As has been pointed out, you're more likely to be I/O-bound than CPU-bound for this sort of thing (and you already report that the naïve approach isn't helping much). You probably ought to inspect whether you have useful indices set up, as they can make a profound performance difference on tables of that scale. The only time you want to see full table scans is really when you intend to actually do something with every row.

The only times I've hit real performance problems so far have been:

When doing a very write-heavy workflow. (In my case, I turned of sync calls except during finalization, as the application didn't care about a half-written database, and collected the writes in a single thread that was fed by queues from the rest of the code. And I stopped trying to concatenate BLOBs; don't do that.)
When I'd put a custom function in... that happened to end up being implemented by the (deliberately slow) bcrypt() crypto function. Oh well!

(12) By Simon Willison (simonw) on 2022-04-28 18:48:48 in reply to 11 [link] [source]

I'm building software for other people to use, so while I can give them tips on adding indexes I'm interested in getting the best possible performance out of poorly optimized tables as well.

(13.1) By Simon Willison (simonw) on 2022-04-28 19:11:31 edited from 13.0 in reply to 10 [link] [source]

The software I'm writing is often used against databases that are less than 100MB in size - so presumably the entire database file can easily end up in the kernel file-system cache.

The databases also tend to be read-only - does that mean they're more likely to end up in the file-system cache, since they're not accepting any writes?

If there IS a performance improvement to parallel queries against a database that has been entirely pulled into the file-system cache then I'm very interested in taking advantage of it.
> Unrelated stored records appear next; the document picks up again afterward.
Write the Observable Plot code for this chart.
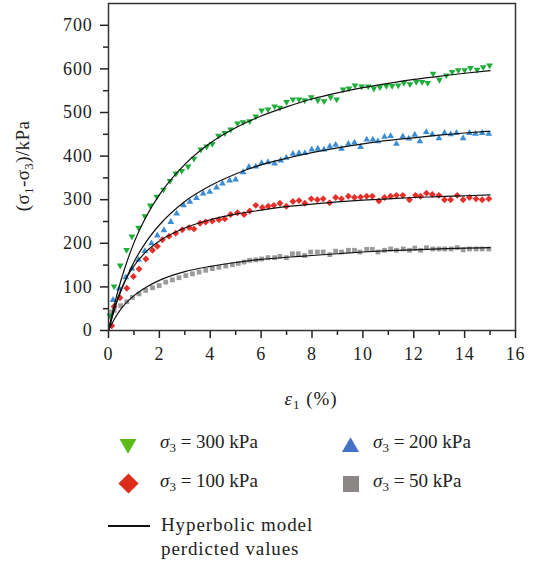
<!DOCTYPE html>
<html><head><meta charset="utf-8">
<script src="https://cdn.jsdelivr.net/npm/d3@7"></script>
<script src="https://cdn.jsdelivr.net/npm/@observablehq/plot@0.6"></script>
<style>
body{margin:0;background:#fff;}
#chart{width:537px;}
svg{display:block;}
</style></head><body><div id="chart"></div>
<script>
// σ3 = 300 kPa (measured)
const strain300 = [0.05,0.22,0.46,0.71,0.92,1.18,1.43,1.64,1.90,2.16,2.42,2.65,2.88,3.13,3.36,3.63,3.86,4.08,4.32,4.57,4.80,5.07,5.29,5.55,5.79,6.02,6.27,6.53,6.74,7.00,7.25,7.49,7.71,7.97,8.23,8.48,8.73,8.97,9.22,9.45,9.69,9.95,10.21,10.43,10.67,10.92,11.15,11.39,11.61,11.85,12.10,12.33,12.55,12.76,13.01,13.28,13.51,13.75,14.00,14.23,14.49,14.73,14.98];
const dev300 = [34,101,149,185,216,236,262,287,307,323,343,360,366,376,394,415,422,428,447,453,461,475,478,480,491,505,507,514,511,524,530,530,528,535,528,526,535,530,553,555,562,560,560,555,558,561,561,562,568,565,570,570,568,589,575,585,593,597,597,602,598,604,608];
// σ3 = 200 kPa
const strain200 = [0.18,0.42,0.68,0.92,1.18,1.43,1.69,1.92,2.18,2.45,2.68,2.95,3.20,3.46,3.72,3.98,4.25,4.48,4.76,5.00,5.29,5.52,5.79,6.02,6.27,6.53,6.77,6.99,7.25,7.49,7.72,7.99,8.23,8.47,8.70,8.93,9.16,9.43,9.67,9.91,10.15,10.39,10.59,10.85,11.09,11.32,11.57,11.81,12.04,12.24,12.49,12.73,12.99,13.21,13.45,13.68,13.94,14.19,14.43,14.69,14.95];
const dev200 = [70,96,122,142,162,182,200,218,230,249,268,287,295,304,314,318,328,337,344,346,363,375,376,384,386,383,390,396,405,407,407,415,417,415,422,426,417,428,431,421,438,438,434,444,446,428,445,440,449,434,455,450,441,453,450,453,441,453,451,453,451];
// σ3 = 100 kPa
const strain100 = [0.13,0.22,0.45,0.72,0.98,1.20,1.47,1.73,1.92,2.12,2.38,2.64,2.90,3.17,3.36,3.60,3.82,4.08,4.34,4.57,4.80,5.07,5.33,5.55,5.79,6.05,6.28,6.50,6.74,6.99,7.25,7.49,7.72,7.97,8.21,8.44,8.69,8.93,9.16,9.43,9.67,9.91,10.15,10.37,10.63,10.85,11.09,11.32,11.57,11.83,12.07,12.27,12.50,12.73,12.99,13.21,13.45,13.71,13.94,14.19,14.45,14.69,14.95];
const dev100 = [11,55,75,97,124,141,164,184,193,208,216,223,231,236,233,246,249,251,254,256,266,270,266,274,287,282,285,287,292,285,296,298,292,302,300,302,293,305,302,308,305,306,308,308,297,305,308,310,310,300,310,308,315,312,310,300,300,310,300,305,302,300,302];
// σ3 = 50 kPa
const strain50 = [0.13,0.22,0.48,0.72,0.94,1.20,1.46,1.73,1.99,2.25,2.51,2.77,3.04,3.30,3.56,3.82,4.08,4.34,4.61,4.87,5.10,5.33,5.55,5.79,6.02,6.27,6.53,6.74,6.99,7.23,7.46,7.71,7.95,8.21,8.44,8.70,8.93,9.16,9.43,9.67,9.88,10.15,10.37,10.59,10.85,11.09,11.32,11.59,11.83,12.04,12.27,12.50,12.75,12.99,13.22,13.47,13.71,13.94,14.19,14.45,14.69,14.95];
const dev50 = [42,46,57,66,76,84,92,98,103,111,116,121,126,130,134,138,142,145,148,151,154,157,161,162,164,167,167,170,167,176,176,172,180,180,180,174,182,180,184,184,180,186,186,180,184,187,184,187,184,189,184,190,187,187,187,187,190,185,187,187,187,187];
// Hyperbolic model predicted values
const modelStrain = [0,0.25,0.5,1,1.5,2,3,4,5,6,7,8,9,10,11,12,13,14,15];
const model300 = [0,64,117,201,263,311,381,430,465,492,513,531,545,557,567,576,583,590,596];
const model200 = [0,51,92,157,205,242,296,332,359,380,395,408,419,428,436,442,448,453,457];
const model100 = [0,55,95,148,182,205,235,254,267,276,284,290,295,299,302,305,307,309,311];
const model50  = [0,28,50,80,100,115,135,147,156,163,168,172,176,180,183,185,187,189,190];

const xTicks = [0,2,4,6,8,10,12,14,16];
const xMinor = [1,3,5,7,9,11,13,15];
const yTicks = [0,100,200,300,400,500,600,700];
const yMinor = [50,150,250,350,450,550,650];

const C300 = "#20ae3a", C200 = "#3a8dd2", C100 = "#e5302a", C50 = "#9b9b9b";
const L300 = "#5cbd18", L200 = "#4472c4", L100 = "#dc2c1c", L50 = "#8a8685";

const pts = (xs, ys) => xs.map((x, i) => ({x, y: ys[i]}));
const triangleDown = {
  draw(ctx, size) {
    const y = Math.sqrt(size / (Math.sqrt(3) * 3));
    ctx.moveTo(0, y * 2);
    ctx.lineTo(-Math.sqrt(3) * y, -y);
    ctx.lineTo(Math.sqrt(3) * y, -y);
    ctx.closePath();
  }
};

const font = "Liberation Serif, Times New Roman, serif";
const modelLine = (ys) => Plot.line(pts(modelStrain, ys), {x: "x", y: "y", stroke: "#111", strokeWidth: 1.2, curve: "monotone-x"});

const plot = Plot.plot({
  width: 537, height: 415,
  marginLeft: 108, marginRight: 22, marginTop: 3, marginBottom: 85,
  style: {fontFamily: font, fontSize: "18px", color: "#222", background: "#fff", letterSpacing: "0.8px"},
  x: {domain: [0, 16]},
  y: {domain: [0, 750]},
  marks: [
    Plot.dot(pts(strain50, dev50), {x: "x", y: "y", symbol: "square", r: 2.7, fill: C50}),
    Plot.dot(pts(strain100, dev100), {x: "x", y: "y", symbol: "diamond2", r: 3.1, fill: C100}),
    Plot.dot(pts(strain200, dev200), {x: "x", y: "y", symbol: "triangle", r: 2.5, fill: C200}),
    Plot.dot(pts(strain300, dev300), {x: "x", y: "y", symbol: triangleDown, r: 2.5, fill: C300}),
    modelLine(model50), modelLine(model100), modelLine(model200), modelLine(model300),
    Plot.axisX({ticks: xTicks, tickSize: 8, tickPadding: 9, strokeWidth: 1.5, label: null}),
    Plot.axisX({ticks: xMinor, tickSize: 5, tickFormat: () => "", strokeWidth: 1.5, label: null}),
    Plot.axisY({ticks: yTicks, tickSize: 8, tickPadding: 8, strokeWidth: 1.5, label: null}),
    Plot.axisY({ticks: yMinor, tickSize: 5, tickFormat: () => "", strokeWidth: 1.5, label: null}),
    Plot.frame({stroke: "#333", strokeWidth: 1.5})
  ]
});
document.getElementById("chart").appendChild(plot);

// axis titles with subscripts
const svg = d3.select(plot);
const xl = svg.append("text").attr("x", 311).attr("y", 405).attr("text-anchor", "middle")
  .attr("font-family", font).attr("font-size", 19).attr("letter-spacing", "1px").attr("fill", "#222");
xl.append("tspan").attr("font-style", "italic").text("ε");
xl.append("tspan").attr("font-size", 13).attr("dy", 4).text("1");
xl.append("tspan").attr("dy", -4).text(" (%)");

const yl = svg.append("text").attr("transform", "translate(29,166) rotate(-90)").attr("text-anchor", "middle")
  .attr("font-family", font).attr("font-size", 19).attr("letter-spacing", "0.4px").attr("fill", "#222");
yl.append("tspan").text("(σ");
yl.append("tspan").attr("font-size", 13).attr("dy", 4).text("1");
yl.append("tspan").attr("dy", -4).text("-σ");
yl.append("tspan").attr("font-size", 13).attr("dy", 4).text("3");
yl.append("tspan").attr("dy", -4).text(")/kPa");

// legend below the plot
const leg = d3.select("#chart").append("svg").attr("width", 537).attr("height", 146)
  .attr("font-family", font).attr("font-size", 19).attr("fill", "#222");
const off = 415;
const legItems = [
  {sym: triangleDown, color: L300, size: 125, cx: 128, cy: 444, tx: 160, ty: 448, p: "300"},
  {sym: d3.symbolTriangle, color: L200, size: 125, cx: 350.5, cy: 447, tx: 373, ty: 448, p: "200"},
  {sym: d3.symbolDiamond2, color: L100, size: 260, cx: 128.5, cy: 483.5, tx: 160, ty: 487, p: "100"},
  {sym: d3.symbolSquare, color: L50, size: 256, cx: 351, cy: 484, tx: 373, ty: 487, p: "50"}
];
for (const it of legItems) {
  leg.append("path").attr("d", d3.symbol(it.sym, it.size)()).attr("fill", it.color)
    .attr("transform", `translate(${it.cx},${it.cy - off})`);
  const t = leg.append("text").attr("x", it.tx).attr("y", it.ty - off);
  t.append("tspan").attr("font-style", "italic").text("σ");
  t.append("tspan").attr("font-size", 13).attr("dy", 4).text("3");
  t.append("tspan").attr("dy", -4).text(` = ${it.p} kPa`);
}
leg.append("line").attr("x1", 108).attr("x2", 150).attr("y1", 526 - off).attr("y2", 526 - off)
  .attr("stroke", "#111").attr("stroke-width", 2);
leg.append("text").attr("x", 161).attr("y", 531 - off).attr("letter-spacing", "0.9px").text("Hyperbolic model");
leg.append("text").attr("x", 161).attr("y", 555 - off).attr("letter-spacing", "0.9px").text("perdicted values");
</script></body></html>
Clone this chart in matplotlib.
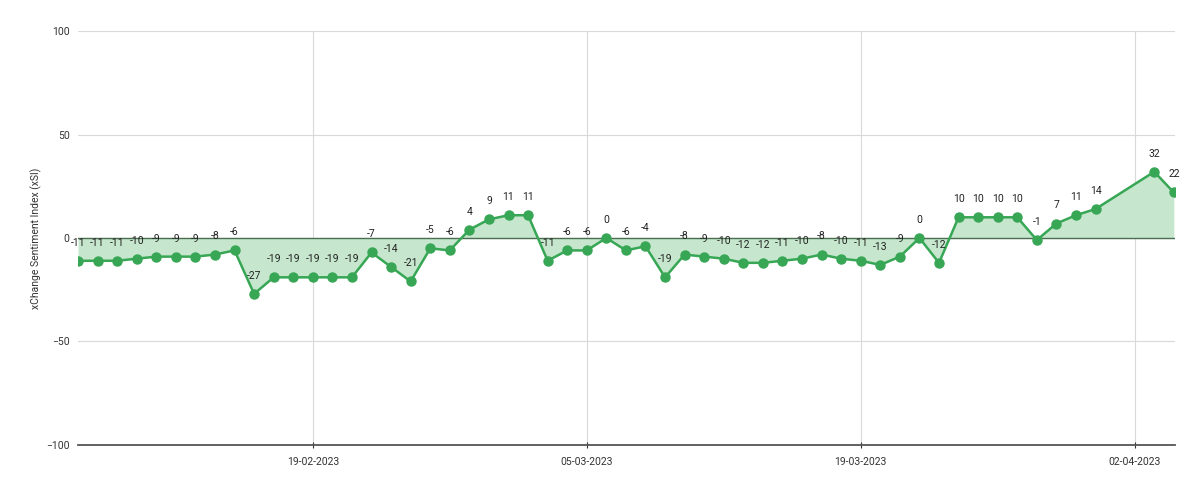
import matplotlib
matplotlib.use('Agg')
import matplotlib.pyplot as plt
import matplotlib.dates as mdates
import numpy as np
import pandas as pd

plt.rcParams['font.family'] = ['Roboto', 'DejaVu Sans']

# daily xSI values (no data for 01-04 and 02-04)
dates = list(pd.date_range('2023-02-07', '2023-03-31', freq='D')) + \
    [pd.Timestamp('2023-04-03'), pd.Timestamp('2023-04-04')]
values = [-11, -11, -11, -10, -9, -9, -9, -8, -6, -27,
          -19, -19, -19, -19, -19, -7, -14, -21, -5, -6,
          4, 9, 11, 11, -11, -6, -6, 0, -6, -4,
          -19, -8, -9, -10, -12, -12, -11, -10, -8, -10,
          -11, -13, -9, 0, -12, 10, 10, 10, 10, -1,
          7, 11, 14, 32, 22]
x_ticks = ['2023-02-19', '2023-03-05', '2023-03-19', '2023-04-02']
y_ticks = [-100, -50, 0, 50, 100]

line_color = '#37a655'
fill_color = '#c6e7cd'

fig = plt.figure(figsize=(12, 4.93), dpi=100)
ax = fig.add_axes([0.065, 0.0974, 0.914, 0.8397])

x = mdates.date2num(dates)
ax.fill_between(x, values, 0, color=fill_color, linewidth=0, zorder=1)
ax.axhline(0, color='#4b6e52', linewidth=1.0, zorder=2)
ax.plot(x, values, color=line_color, linewidth=1.8, marker='o',
        markersize=6.5, zorder=3)

for xi, v in zip(x, values):
    ax.annotate(str(v), (xi, v), xytext=(0, 13), textcoords='offset points',
                ha='center', va='center', fontsize=7.5, color='#222222',
                zorder=4)

ax.set_ylim(-100, 100)
ax.set_yticks(y_ticks)
ax.set_xlim(mdates.date2num(pd.Timestamp('2023-02-07')),
            mdates.date2num(pd.Timestamp('2023-04-04')) + 0.05)
ax.set_xticks(mdates.date2num(pd.to_datetime(x_ticks)))
ax.xaxis.set_major_formatter(mdates.DateFormatter('%d-%m-%Y'))

ax.grid(True, color='#d9d9d9', linewidth=0.8, zorder=0)
ax.set_axisbelow(True)
for s in ['top', 'right', 'left']:
    ax.spines[s].set_visible(False)
ax.spines['bottom'].set_color('#555555')
ax.spines['bottom'].set_linewidth(1.3)

ax.tick_params(axis='y', length=0, pad=6, labelsize=7.5, labelcolor='#333333')
ax.tick_params(axis='x', length=5, direction='inout', color='#333333',
               pad=6, labelsize=7.5, labelcolor='#333333')

ax.set_ylabel('xChange Sentiment Index (xSI)', fontsize=7.5, color='#333333',
              labelpad=3)

fig.savefig('out.png', dpi=100)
Many production servers these days have multiple GB of RAM (AWS will rent you a server with more than a TB) so I like the idea that I can tell my users that if they want a big performance boost they can throw more RAM at the problem.

I'm not yet sure how to maximize the performance impact of additional RAM on SQLite though - that's a whole other set of performance questions I need to ask and answer!

(14) By Simon Willison (simonw) on 2022-04-28 19:10:59 in reply to 9 [link] [source]

I've wondered if multiple processes accessing the same file could have a performance impact.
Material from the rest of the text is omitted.